Vinod Kumar Dahiya

Personal information
- Nationality: Australia
- Born: 7 August 1986 (age 40) Khanda, Sonipat, Haryana
- Height: 165 cm (5 ft 5 in)
- Weight: 66 kg (146 lb)

Sport
- Style: Greco-Roman & Free style
- Club: Sparta Wrestling club & IN2Performance
- Coach: Leonid Babira, Kostya (Konstantin Ermakovich)

= Vinod Kumar Dahiya =

Australian wrestler

Vinod Kumar Dahiya Olympic Athlete (born 7 August 1986) is an Indian-Australian Greco-Roman & freestyle Wrestler a competes in the 66 kg category.

==Life and career==
Dahiya was born on 7 August 1986 in the Indian village of Khanda, Sonipat in Haryana. He began wrestling in 1994, and joined Chhattrasal Stadium, Model Town (Padma Shri Satpal Singh's) coaching akhara in Delhi in 1998.

In 2001, while going to the National Championships in Kerala, Dahiya was pushed out of a moving night train by two men, one of whom was the father of a rival wrestler. Dahiya was discovered in the morning by rail workers who admitted him to a hospital. The injuries left him bed-ridden for a year, during which his weight dropped to 40 kg. His family members rejected the compensation offered by the perpetrators and launched legal action against them.

In 2009, Dahiya finished third at the Australia Cup and decided to move to Australia. He gathered ₹17 lakh from his relatives and by taking loans, and moved to Melbourne in 2010. For few days he trained at the Rocksbank Camblefield, Melbourne. He then went on to Coach Leonid Babira at Sparta Wrestling Club. Due to a shortage of money, he worked as a newspaper hawker, bouncer, security guard and courier boy.

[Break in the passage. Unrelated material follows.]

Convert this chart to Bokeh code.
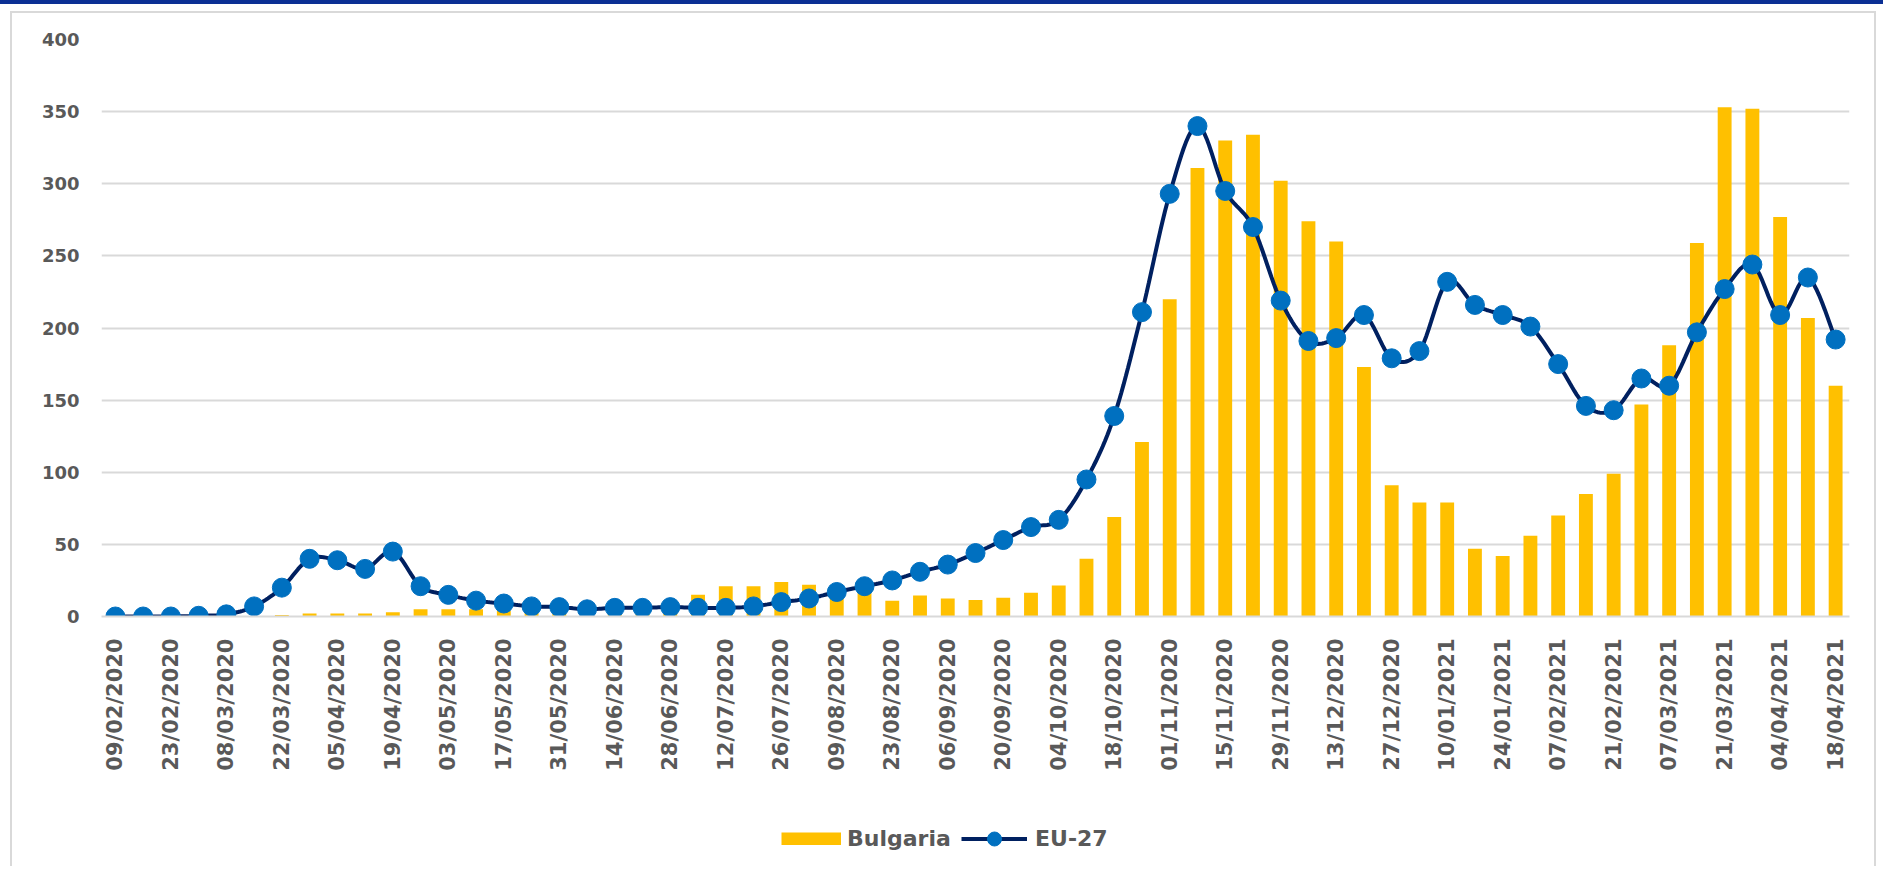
import numpy as np
from bokeh.plotting import figure
from bokeh.layouts import column
from bokeh.models import (Range1d, FixedTicker, Legend, LegendItem, Div,
                          ColumnDataSource)
from bokeh.embed import file_html
from bokeh.resources import INLINE

# ---------------- data ----------------
dates = ["09/02/2020", "16/02/2020", "23/02/2020", "01/03/2020", "08/03/2020", "15/03/2020",
         "22/03/2020", "29/03/2020", "05/04/2020", "12/04/2020", "19/04/2020", "26/04/2020",
         "03/05/2020", "10/05/2020", "17/05/2020", "24/05/2020", "31/05/2020", "07/06/2020",
         "14/06/2020", "21/06/2020", "28/06/2020", "05/07/2020", "12/07/2020", "19/07/2020",
         "26/07/2020", "02/08/2020", "09/08/2020", "16/08/2020", "23/08/2020", "30/08/2020",
         "06/09/2020", "13/09/2020", "20/09/2020", "27/09/2020", "04/10/2020", "11/10/2020",
         "18/10/2020", "25/10/2020", "01/11/2020", "08/11/2020", "15/11/2020", "22/11/2020",
         "29/11/2020", "06/12/2020", "13/12/2020", "20/12/2020", "27/12/2020", "03/01/2021",
         "10/01/2021", "17/01/2021", "24/01/2021", "31/01/2021", "07/02/2021", "14/02/2021",
         "21/02/2021", "28/02/2021", "07/03/2021", "14/03/2021", "21/03/2021", "28/03/2021",
         "04/04/2021", "11/04/2021", "18/04/2021"]

bulgaria = [0, 0, 0, 0, 0, 0,
            1, 2, 2, 2, 3, 5,
            5, 5, 4, 3, 2, 2,
            3, 4, 6, 15, 21, 21,
            24, 22, 18, 17, 11, 14.5,
            12.5, 11.5, 13, 16.5, 21.5, 40,
            69, 121, 220, 311, 330, 334,
            302, 274, 260, 173, 91, 79,
            79, 47, 42, 56, 70, 85,
            99, 147, 188, 259, 353, 352,
            277, 207, 160]

eu27 = [0, 0, 0, 0.5, 1.5, 7,
        20, 40, 39, 33, 45, 21,
        15, 11, 9, 7, 6.5, 5,
        6, 6, 6.5, 6, 6, 7,
        10, 12.5, 17, 21, 25, 31,
        36, 44, 53, 62, 67, 95,
        139, 211, 293, 340, 295, 270,
        219, 191, 193, 209, 179, 184,
        232, 216, 209, 201, 175, 146,
        143, 165, 160, 197, 227, 244,
        209, 235, 192]

y_ticks = [0, 50, 100, 150, 200, 250, 300, 350, 400]
series_names = ["Bulgaria", "EU-27"]

# ---------------- styling ----------------
TXT = "#595959"
GRID = "#D9D9D9"
BAR = "#FFC000"
LINE = "#002060"
MARK = "#0070C0"
FONT = "DejaVu Sans"

W, H = 1862, 803
LEFT, RIGHT, TOP, BOTTOM = 89, 25, 26, 200

p = figure(width=W, height=H, output_backend="svg", toolbar_location=None,
           x_range=Range1d(-0.5, len(dates) - 0.5), y_range=Range1d(0, 400),
           min_border_left=LEFT, min_border_right=RIGHT,
           min_border_top=TOP, min_border_bottom=BOTTOM, margin=0)
p.outline_line_color = None
p.background_fill_color = "white"
p.border_fill_color = "white"

x = np.arange(len(dates))
src = ColumnDataSource(dict(x=x, bg=bulgaria, eu=eu27, d=dates))

p.vbar(x="x", top="bg", width=0.5, bottom=0, source=src,
       fill_color=BAR, line_color=None)

# smoothed line (Bezier smoothing through the data points, like Excel's)
xs, ys = [], []
px = x.astype(float)
py = np.array(eu27, dtype=float)
n = len(px)
for i in range(n - 1):
    p0 = (px[max(i - 1, 0)], py[max(i - 1, 0)])
    p1 = (px[i], py[i])
    p2 = (px[i + 1], py[i + 1])
    p3 = (px[min(i + 2, n - 1)], py[min(i + 2, n - 1)])
    c1 = (p1[0] + (p2[0] - p0[0]) / 6, p1[1] + (p2[1] - p0[1]) / 6)
    c2 = (p2[0] - (p3[0] - p1[0]) / 6, p2[1] - (p3[1] - p1[1]) / 6)
    for t in np.linspace(0, 1, 12, endpoint=(i == n - 2)):
        a = (1 - t) ** 3
        b = 3 * (1 - t) ** 2 * t
        c = 3 * (1 - t) * t ** 2
        d = t ** 3
        xs.append(a * p1[0] + b * c1[0] + c * c2[0] + d * p2[0])
        ys.append(a * p1[1] + b * c1[1] + c * c2[1] + d * p2[1])

p.line(xs, ys, line_color=LINE, line_width=4)
p.scatter(x="x", y="eu", source=src, size=19, fill_color=MARK,
          line_color=MARK, marker="circle")

# axes
p.yaxis.ticker = FixedTicker(ticks=y_ticks)
p.yaxis.axis_line_color = None
p.yaxis.major_tick_line_color = None
p.yaxis.minor_tick_line_color = None
p.yaxis.major_label_text_font = FONT
p.yaxis.major_label_text_font_style = "bold"
p.yaxis.major_label_text_font_size = "18px"
p.yaxis.major_label_text_color = TXT
p.yaxis.major_label_standoff = 16

p.xaxis.ticker = FixedTicker(ticks=list(range(0, len(dates), 2)))
p.xaxis.major_label_overrides = {i: dates[i] for i in range(0, len(dates), 2)}
p.xaxis.major_label_orientation = np.pi / 2
p.xaxis.axis_line_color = GRID
p.xaxis.axis_line_width = 2
p.xaxis.major_tick_line_color = None
p.xaxis.minor_tick_line_color = None
p.xaxis.major_label_text_font = FONT
p.xaxis.major_label_text_font_style = "bold"
p.xaxis.major_label_text_font_size = "21px"
p.xaxis.major_label_text_color = TXT
p.xaxis.major_label_standoff = 16

p.xgrid.grid_line_color = None
p.ygrid.grid_line_color = GRID
p.ygrid.grid_line_width = 2

# ---------------- legend strip ----------------
# The series are referenced here outside the visible y range, only so that
# each legend entry can get its own swatch size.
lf = figure(width=W, height=50, output_backend="svg", toolbar_location=None,
            x_axis_type=None, y_axis_type=None,
            x_range=Range1d(-0.5, len(dates) - 0.5),
            y_range=Range1d(-1002, -1001), min_border=0, margin=0)
lf.outline_line_color = None
lf.grid.grid_line_color = None
r_bar = lf.line(x="x", y="bg", source=src, line_color=BAR, line_width=13)
r_line = lf.line(x="x", y="eu", source=src, line_color=LINE, line_width=4)
r_dot = lf.scatter(x="x", y="eu", source=src, size=19, fill_color=MARK,
                   line_color=MARK, marker="circle")

common = dict(orientation="horizontal", label_text_font=FONT,
              label_text_font_style="bold", label_text_font_size="22px",
              label_text_color=TXT, border_line_color=None,
              background_fill_alpha=0, margin=0, padding=0)
leg1 = Legend(items=[LegendItem(label=series_names[0], renderers=[r_bar])],
              location=(680, 15), glyph_width=60, glyph_height=13,
              label_standoff=6, **common)
leg2 = Legend(items=[LegendItem(label=series_names[1], renderers=[r_line, r_dot])],
              location=(860, 10), glyph_width=66, glyph_height=35,
              label_standoff=8, **common)
lf.add_layout(leg1)
lf.add_layout(leg2)

inner = column(p, lf, spacing=0, margin=(7, 0, 0, 10),
               styles={"border-top": "2px solid #D9D9D9",
                       "border-left": "2px solid #D9D9D9",
                       "border-right": "2px solid #D9D9D9"})
band = Div(width=1883, height=4, margin=0,
           styles={"background-color": "#0b2f94"})
layout = column(band, inner, spacing=0, margin=0)

open("out.html", "w").write(file_html(layout, INLINE))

In 2014 he started training under Coach Konstantin Ermakovich at the In2fitness National Training centre. Dahiya acquired Australian citizenship in 2015. He represented Australia for the first time at the 66 kg Greco-Roman event of the 2016 Oceania Wrestling Championships in New Zealand and won the gold medal. By 2016, he had won six national championships in Australia. He won the silver medal at the 2016 African & Oceania Wrestling Olympic Qualification Tournament and qualified for the 2016 Summer Olympics. He thus became the second Indian-born Australian wrestler to qualify for the Olympics. However, in July 2016, he was handed a four-year ban after failing a doping test conducted at the Olympic qualification tournament in April, and was subsequently removed from the Australian Olympic contingent.